Rather than wetting corks, upgrade to floor corker when finances allow.


----------



## KSmith3011 (Nov 27, 2012)

I Googled a Ferrari corker, it looks to be a floor corker. I know when my corker pushes too deep I can adjust it slightly with the screw on the driver. I don't know if this help, but I hope so.


----------



## cpfan (Nov 27, 2012)

I thought a Ferrari corker was a floor corker. Blue, like this one
http://www.williamsbrewing.com/FERRARI-FLOOR-CORKER-P3063.aspx

Steve


----------



## Runningwolf (Nov 27, 2012)

cpfan said:


> I thought a Ferrari corker was a floor corker. Blue, like this one
> http://www.williamsbrewing.com/FERRARI-FLOOR-CORKER-P3063.aspx
> 
> Steve


 
Steve I also thought it was was but after I got done ranting I thought, oh geesh "what if" it was a hand corker. I was just cover my tracks. 

Not to hijack this thread but Steve, which corker do you use. I am still trying to find someone to honestly convince me the Italian corker is better than the port which I have. 98% say stick with the port. floor corker.


----------



## vacuumpumpman (Nov 27, 2012)

I actually rember and did a quick search and YES Ferrari doe make a hand held corker - 

Easy Twin Lever Hand Corker From Ferrari Nylon body with spring that helps secure bottle from sliding while corking. Heavier duty then our Italian twin lever corker.


----------



## winemaker_3352 (Nov 27, 2012)

I usually wet my corks but i use synthetic - so i don't have the deterioration issue.

It still might be a bad practice though - might try them dry..


----------



## vacuumpumpman (Nov 27, 2012)

I did find a simple solution to any floor corker causing dimples (typically synthetic corks) put a wet cotton ball on top of the cork while depressing it and you will not see that dimple anymore !!

but I believe *olusteebus* is using a hand held corker due to his comment below 
"Most of the time I can get the cork all the way flush with the top but the depression messes up the shrink cap "


----------



## Runningwolf (Nov 28, 2012)

I get some dimples but I really don't care about them.
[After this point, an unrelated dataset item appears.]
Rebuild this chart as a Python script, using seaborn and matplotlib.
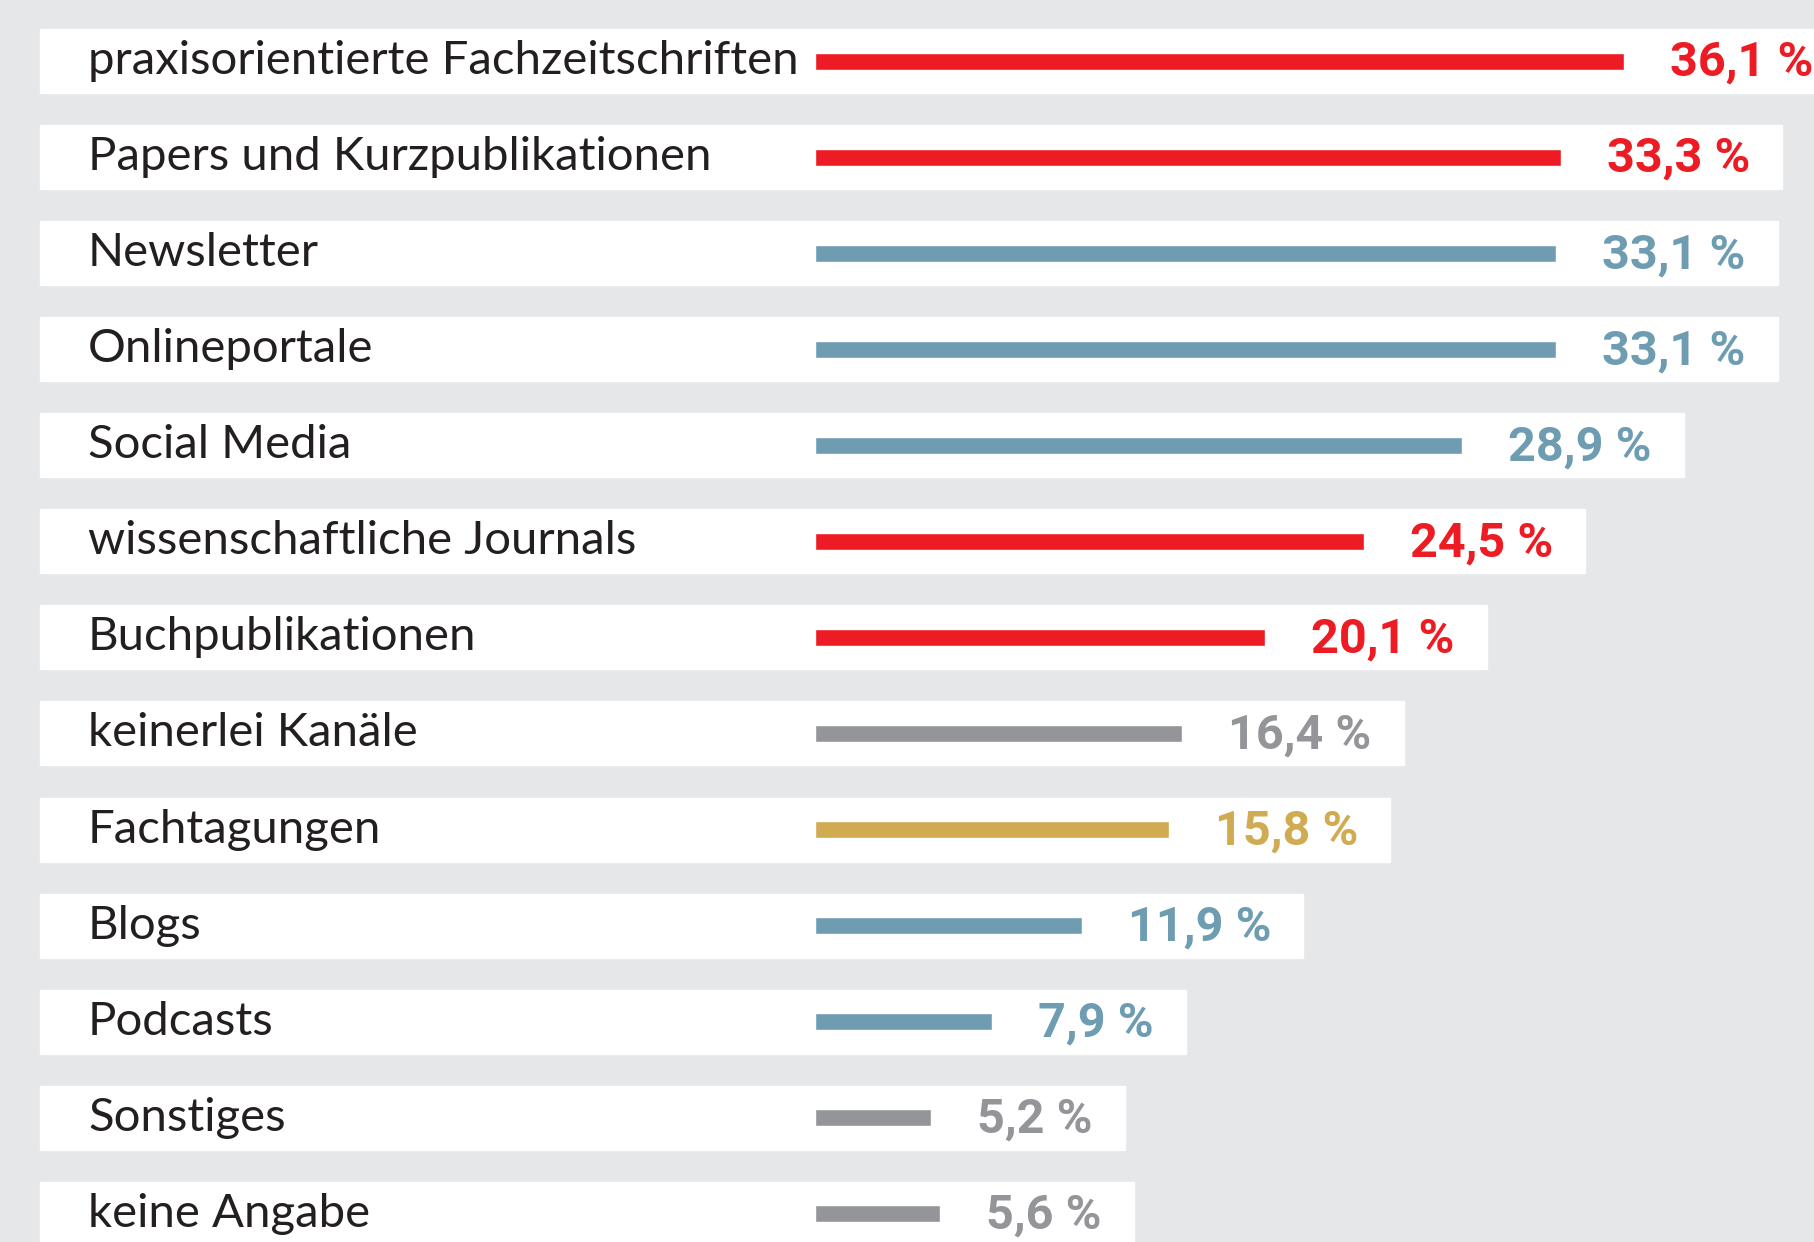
import matplotlib
matplotlib.use("Agg")
import matplotlib.pyplot as plt
import seaborn as sns
import pandas as pd

# Daten
kanaele = [
    "praxisorientierte Fachzeitschriften",
    "Papers und Kurzpublikationen",
    "Newsletter",
    "Onlineportale",
    "Social Media",
    "wissenschaftliche Journals",
    "Buchpublikationen",
    "keinerlei Kanäle",
    "Fachtagungen",
    "Blogs",
    "Podcasts",
    "Sonstiges",
    "keine Angabe",
]
anteile = [36.1, 33.3, 33.1, 33.1, 28.9, 24.5, 20.1, 16.4, 15.8, 11.9, 7.9, 5.2, 5.6]
gruppen = ["rot", "rot", "blau", "blau", "blau", "rot", "rot",
           "grau", "gold", "blau", "blau", "grau", "grau"]

farben = {"rot": "#ED1C24", "blau": "#6E9DB2", "grau": "#939598", "gold": "#D0AB52"}
hintergrund = "#E6E7E9"
textfarbe = "#231F20"

df = pd.DataFrame({"kanal": kanaele, "anteil": anteile, "gruppe": gruppen})

sns.set_theme(style="white")
plt.rcParams["font.family"] = ["Lato", "DejaVu Sans"]

W, H, DPI = 1815, 1242, 100
fig = plt.figure(figsize=(W / DPI, H / DPI), dpi=DPI, facecolor=hintergrund)
ax = fig.add_axes([0, 0, 1, 1])
ax.set_facecolor(hintergrund)

# Skalierung: Pixel -> Daten
px_per_unit = 22.4
x0_px = 815
row_px = 96.07
row0_px = 61

sns.barplot(data=df, x="anteil", y="kanal", hue="gruppe", palette=farben,
            orient="h", width=17 / row_px, dodge=False, legend=False,
            ax=ax, zorder=3, saturation=1)
ax.set_xlim(-x0_px / px_per_unit, (W - x0_px) / px_per_unit)
ax.set_ylim((H - row0_px) / row_px, -row0_px / row_px)

band_left = (40 - x0_px) / px_per_unit
label_x = (88 - x0_px) / px_per_unit
gap = 46 / px_per_unit
pad_right = 32 / px_per_unit

fig.canvas.draw()
renderer = fig.canvas.get_renderer()
inv = ax.transData.inverted()

for i, (k, v, g) in enumerate(zip(kanaele, anteile, gruppen)):
    ax.text(label_x, i, k, ha="left", va="center", fontsize=34,
            color=textfarbe, zorder=4)
    t = ax.text(v + gap, i + 0.02, f"{v:.1f}".replace(".", ",") + " %", ha="left",
                va="center", fontsize=35, fontweight="bold",
                family=["Roboto", "DejaVu Sans"],
                color=farben[g], zorder=4)
    bb = t.get_window_extent(renderer)
    x_end = inv.transform((bb.x1, 0))[0] + pad_right
    ax.barh(i, x_end - band_left, left=band_left, height=64 / row_px,
            color="white", zorder=1)

ax.set_xlabel("")
ax.set_ylabel("")
ax.set_xticks([])
ax.set_yticks([])
sns.despine(ax=ax, left=True, bottom=True)

fig.savefig("out.png", dpi=DPI, facecolor=hintergrund)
Is it really a big deal or maybe some are worse then the ones I get. I also wonder if it's more the type of cork then it is the corker. Using the one plus one I don't get a big dimple.


----------



## olusteebus (Nov 28, 2012)

I may have misspoke about it being a ferrari. It is from Italy. IT is not a floor corker but it is not hand held. It needs to be on a table as you need to crank a lever about 180 degrees. I will not wet corks anymore and I will try the wet cotton ball trick (sounds weird to me but then, who knows)

Thanks to all for your suggestions


----------



## winemaker_3352 (Nov 28, 2012)

Runningwolf said:


> I get some dimples but I really don't care about them. Is it really a big deal or maybe some are worse then the ones I get. I also wonder if it's more the type of cork then it is the corker. Using the one plus one I don't get a big dimple.



Since i switched to the Supreme Corq X2's - I do not get the dimples anymore - so i agree Dan - i think that it does matter on the type of cork..


----------



## geek (Nov 28, 2012)

I always thought that putting corks in k-meta solution for a few minutes was a good practice.....


----------



## Wade E (Nov 28, 2012)

Soaking corks is not a good idea. Pouring some kmeta over the corks with the corks in a colander and a bucket underneath and letting them sit with a lid over everything to let the gases do the sanitizing is the best way to do it.


----------



## ldmack3 (Nov 28, 2012)

I had a double handle corker. You held the bottle between your feet. I had the same dimple problem plus unless I held my mouth just right the corks would not go all the way in. I upgraded to a Portguese floor corker. No more problems of any kind and it's much easier on the back. Only about $65.
I use the methos Wade described of pouring kmeta over them in a colander and leaving them in a closed bucket for 20 minutes. Some wil still have some droplets on them so I give them a good shake (with my sanitized hand of course). I also had a problem of stuck corks until I changed corks and started shaking off the excess kmeta. I was told that when the kmets dried it was like a glue. Stuck so bad I broke off a neck and cut the crXX out of my thumb. Close one!


----------



## cpfan (Nov 28, 2012)

Runningwolf said:


> Not to hijack this thread but Steve, which corker do you use. I am still trying to find someone to honestly convince me the Italian corker is better than the port which I have. 98% say stick with the port. floor corker.


Dan:

I have a nice blue Ferrari corker with the brass jaws but not the bottle capper attachment.

IMO, it is marginally better than the shorter floor corkers because I prefer the height of it. I could always build a box for the corker to sit on, so the height wouldn't make a difference. (probably should do it for the blue one anyway.)

My advice...if you have a floor corker that is working for you, stick with it. Sooner or later the mechanism will go out of alignment, so decide what to buy then.

Steve


----------



## winemaker_3352 (Nov 29, 2012)

I have an older Port corker and it has the brass jaws in it - not the plastic ones they make now.

I love it - that was the best $50 i spent in a long time...


----------



## Tom_S (Nov 29, 2012)

The way I learned was to steam the corks. I boil a pan of water, then remove heat and throw the corks into the hot water and cover them for about a minute. Then pull them out and cork the bottles. Then once corking is done I boil the water again and use it to shrink the capsules. Yes, I do use a hand corker, so the corks need to be softened a little.


----------